Advancing high-temperature electrostatic energy storage via linker engineering of metal–organic frameworks in polymer nanocomposites

Abstract

High-performance, thermally resilient polymer dielectrics are essential for film capacitors used in advanced electronic devices and renewable energy systems, particularly at elevated temperatures where conventional polymers fail to perform. Compositing polymers with nanofillers is a well-established approach to enhancing energy storage performance, though there remains a strong need for fillers with broad structural tunability and a clear structure–property relationship to further improve performance at elevated temperatures.
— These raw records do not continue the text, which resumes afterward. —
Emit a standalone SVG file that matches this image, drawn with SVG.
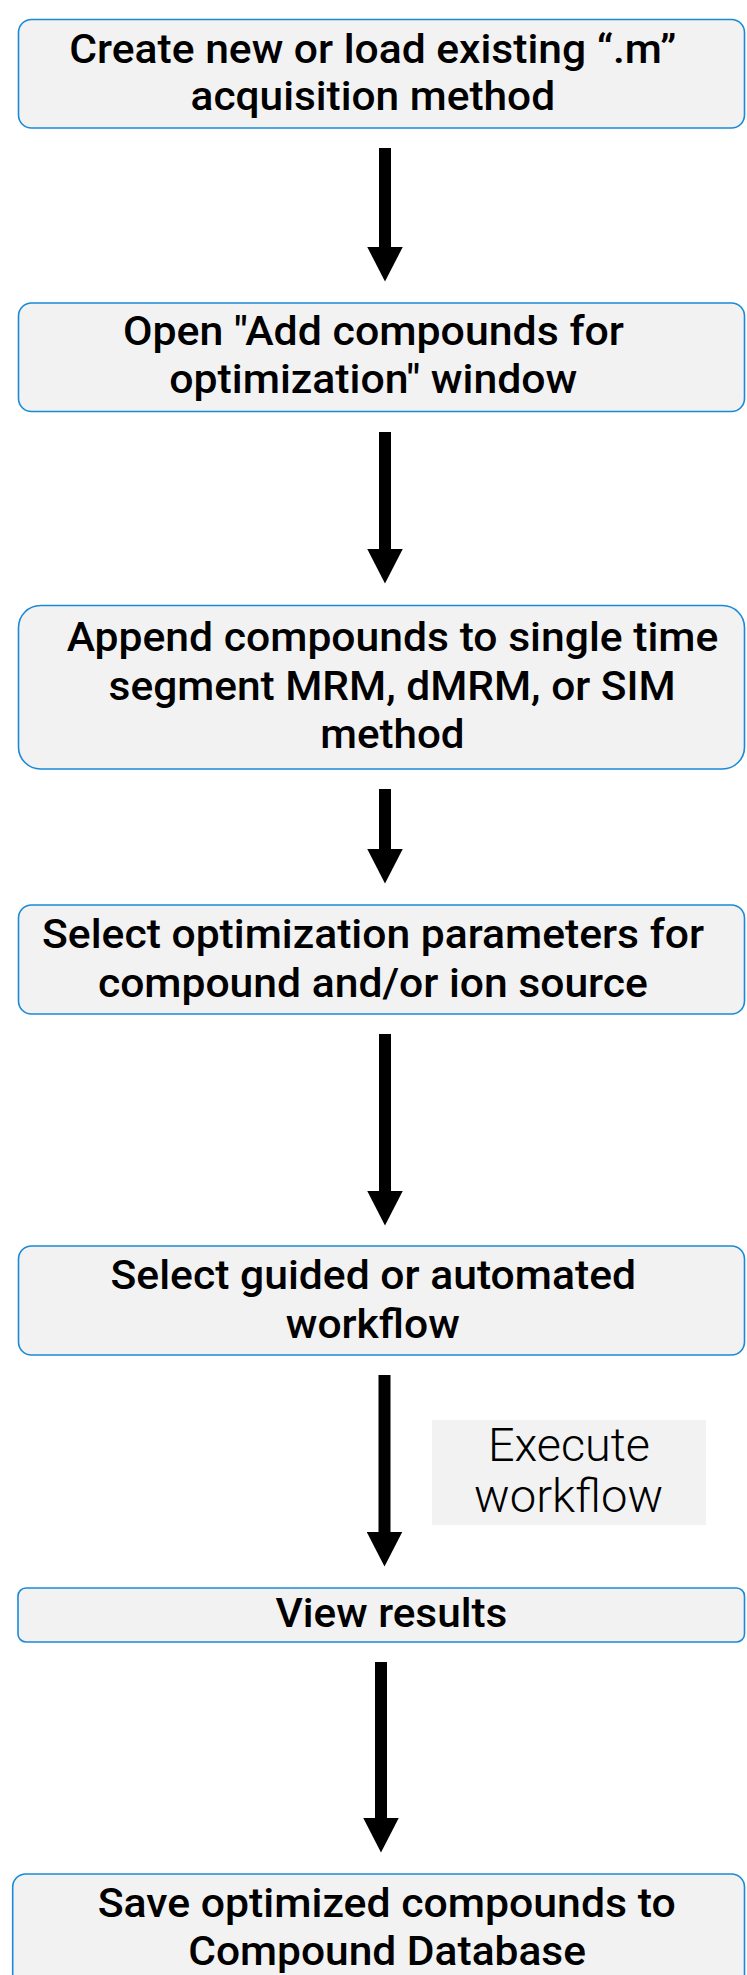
<svg xmlns="http://www.w3.org/2000/svg" width="747" height="1975" viewBox="0 0 747 1975">
  <defs>
    <marker id="arrowhead" viewBox="0 0 35 36" markerWidth="35" markerHeight="36" refX="0.5" refY="18" markerUnits="userSpaceOnUse" orient="auto">
      <path d="M0,0 L35,18 L0,36 Z" fill="#000"/>
    </marker>
    <style>
      .box { fill: #f2f2f2; stroke: #1a8ad8; stroke-width: 1.6; }
      .t { font-family: Roboto, "Liberation Sans", sans-serif; font-weight: 500; font-size: 41px; fill: #000; text-anchor: middle; }
      .lbl { font-family: Roboto, "Liberation Sans", sans-serif; font-weight: 300; font-size: 46px; fill: #000; text-anchor: middle; }
      .conn { stroke: #000; stroke-width: 12; fill: none; marker-end: url(#arrowhead); }
    </style>
  </defs>
  <rect width="747" height="1975" fill="#fff"/>

  <g id="connectors">
    <line class="conn" x1="385" y1="148" x2="385" y2="247"/>
    <line class="conn" x1="385" y1="432" x2="385" y2="549"/>
    <line class="conn" x1="385" y1="789" x2="385" y2="849"/>
    <line class="conn" x1="385" y1="1034" x2="385" y2="1191"/>
    <line class="conn" x1="384.5" y1="1375" x2="384.5" y2="1532"/>
    <line class="conn" x1="381" y1="1662" x2="381" y2="1818"/>
    <g id="edge-label">
      <rect x="432" y="1420" width="274" height="105" fill="#f2f2f2"/>
      <text class="lbl" x="569" y="1461" textLength="162" lengthAdjust="spacingAndGlyphs">Execute</text>
      <text class="lbl" x="568.6" y="1512" textLength="189" lengthAdjust="spacingAndGlyphs">workflow</text>
    </g>
  </g>

  <g id="node1">
    <rect class="box" x="18.5" y="19.5" width="726" height="108.5" rx="13" ry="13"/>
    <text class="t" x="372.8" y="63" textLength="607" lengthAdjust="spacingAndGlyphs">Create new or load existing “.m”</text>
    <text class="t" x="372.8" y="110" textLength="364.5" lengthAdjust="spacingAndGlyphs">acquisition method</text>
  </g>
  <g id="node2">
    <rect class="box" x="18.5" y="303" width="726" height="108.5" rx="13" ry="13"/>
    <text class="t" x="373.5" y="345" textLength="501" lengthAdjust="spacingAndGlyphs">Open "Add compounds for</text>
    <text class="t" x="373.3" y="393" textLength="408" lengthAdjust="spacingAndGlyphs">optimization" window</text>
  </g>
  <g id="node3">
    <rect class="box" x="18.5" y="605.5" width="726" height="163.5" rx="22" ry="22"/>
    <text class="t" x="392.5" y="651" textLength="651.7" lengthAdjust="spacingAndGlyphs">Append compounds to single time</text>
    <text class="t" x="392.1" y="700" textLength="567" lengthAdjust="spacingAndGlyphs">segment MRM, dMRM, or SIM</text>
    <text class="t" x="392.4" y="748" textLength="144.3" lengthAdjust="spacingAndGlyphs">method</text>
  </g>
  <g id="node4">
    <rect class="box" x="18.5" y="905" width="726" height="109" rx="13" ry="13"/>
    <text class="t" x="373" y="948" textLength="662" lengthAdjust="spacingAndGlyphs">Select optimization parameters for</text>
    <text class="t" x="372.9" y="997" textLength="550" lengthAdjust="spacingAndGlyphs">compound and/or ion source</text>
  </g>
  <g id="node5">
    <rect class="box" x="18.5" y="1246" width="726" height="109" rx="13" ry="13"/>
    <text class="t" x="373.3" y="1289" textLength="525.5" lengthAdjust="spacingAndGlyphs">Select guided or automated</text>
    <text class="t" x="372.8" y="1338" textLength="173.9" lengthAdjust="spacingAndGlyphs">workflow</text>
  </g>
  <g id="node6">
    <rect class="box" x="18" y="1588" width="726.5" height="54" rx="8" ry="8"/>
    <text class="t" x="391.4" y="1627" textLength="232" lengthAdjust="spacingAndGlyphs">View results</text>
  </g>
  <g id="node7">
    <rect class="box" x="12.7" y="1874" width="731.8" height="130" rx="13" ry="13"/>
    <text class="t" x="386.7" y="1917" textLength="578" lengthAdjust="spacingAndGlyphs">Save optimized compounds to</text>
    <text class="t" x="387.1" y="1965" textLength="397.8" lengthAdjust="spacingAndGlyphs">Compound Database</text>
  </g>
</svg>
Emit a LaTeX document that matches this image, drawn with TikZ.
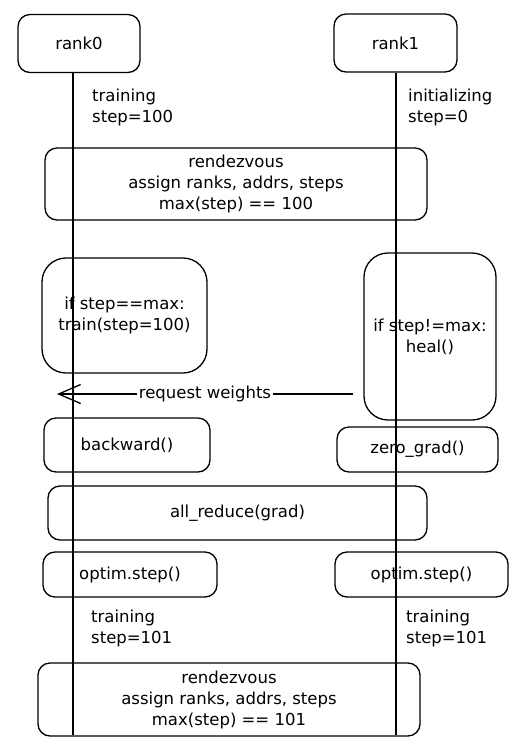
\documentclass[tikz,border=0pt]{standalone}
\usepackage{fontspec}
\setmainfont{DejaVu Sans}
\usetikzlibrary{arrows.meta, positioning}

\begin{document}
\begin{tikzpicture}[
    x=1pt, y=-1pt,
    every node/.style={font=\fontsize{16.5}{21}\selectfont},
    box/.style={draw, line width=1.3pt, rounded corners=12pt, align=center, inner sep=2pt},
    bigbox/.style={box, rounded corners=24pt},
    note/.style={anchor=north west, align=left, inner sep=0pt},
    life/.style={line width=1.3pt},
    msg/.style={-{Straight Barb[length=22pt, width=19pt, line width=1.3pt]}, line width=1.3pt},
    msglbl/.style={fill=white, inner sep=2pt}
]
\useasboundingbox (0,0) rectangle (519,748);

% participants
\node[box, minimum width=122, minimum height=58] (rank0) at (79, 43.5) {rank0};
\node[box, minimum width=123, minimum height=58] (rank1) at (395.5, 43) {rank1};
\coordinate (end0) at (73, 735);
\coordinate (end1) at (396, 735);

\node[note] (st0) at (92, 89) {training\\step=100};
\node[note] (st1) at (408, 89) {initializing\\step=0};

\node[box, minimum width=382, minimum height=72] (rdv1) at (236, 184)
    {rendezvous\\assign ranks, addrs, steps\\max(step) == 100};

\node[bigbox, minimum width=165, minimum height=115] (ifmax) at (124.5, 315.5)
    {if step==max:\\train(step=100)};
\node[bigbox, minimum width=132, minimum height=167] (ifnot) at (430, 336.5)
    {if step!=max:\\heal()};

\coordinate (rqfrom) at (353, 394);
\coordinate (rqto) at (57, 394);

\node[box, minimum width=166, minimum height=54] (bwd) at (127, 445) {backward()};
\node[box, minimum width=161, minimum height=45] (zero) at (417.5, 449.5) {zero\_grad()};

\node[box, minimum width=379, minimum height=54] (allred) at (237.5, 513) {all\_reduce(grad)};

\node[box, minimum width=174, minimum height=45] (opt0) at (130, 574.5) {optim.step()};
\node[box, minimum width=173, minimum height=45] (opt1) at (421.5, 574.5) {optim.step()};

\node[note] (nx0) at (91, 610) {training\\step=101};
\node[note] (nx1) at (406, 610) {training\\step=101};

\node[box, minimum width=382, minimum height=73] (rdv2) at (229, 699.5)
    {rendezvous\\assign ranks, addrs, steps\\max(step) == 101};

% lifelines
\draw[life] (end0 |- rank0.south) -- (end0);
\draw[life] (end1 |- rank1.south) -- (end1);

\draw[msg] (rqfrom) -- node[msglbl] {request weights} (rqto);

\end{tikzpicture}
\end{document}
Herein, we unravel the untapped potential of UiO-66 metal–organic framework (MOF) derivatives as exceptional nanofillers for tuning the properties of the widely used polyetherimide (PEI). By systematically varying the linker structures, we create a series of isostructural MOF fillers that exhibit contrasting capabilities in regulating the charge transport and energy storage capacities of the resulting composite films. Notably, capacitors based on composite films using the electron-deficient UiO-66-F4 show remarkable long-term charge–discharge stability and achieve ultrahigh discharged energy densities of 9.87 J cm⁻³ at 150 °C and 9.21 J cm⁻³ at 200 °C, setting a new benchmark for high-temperature flexible polymer composites. Through comprehensive experimental and theoretical analyses, we establish an unprecedented correlation between the MOF fillers' electronic structures and the composites’ improved electrical breakdown strength and energy storage properties. These findings offer a rational pathway to harness the exceptional structural diversity of MOFs for the development of composite materials suitable for high-temperature electrostatic energy storage.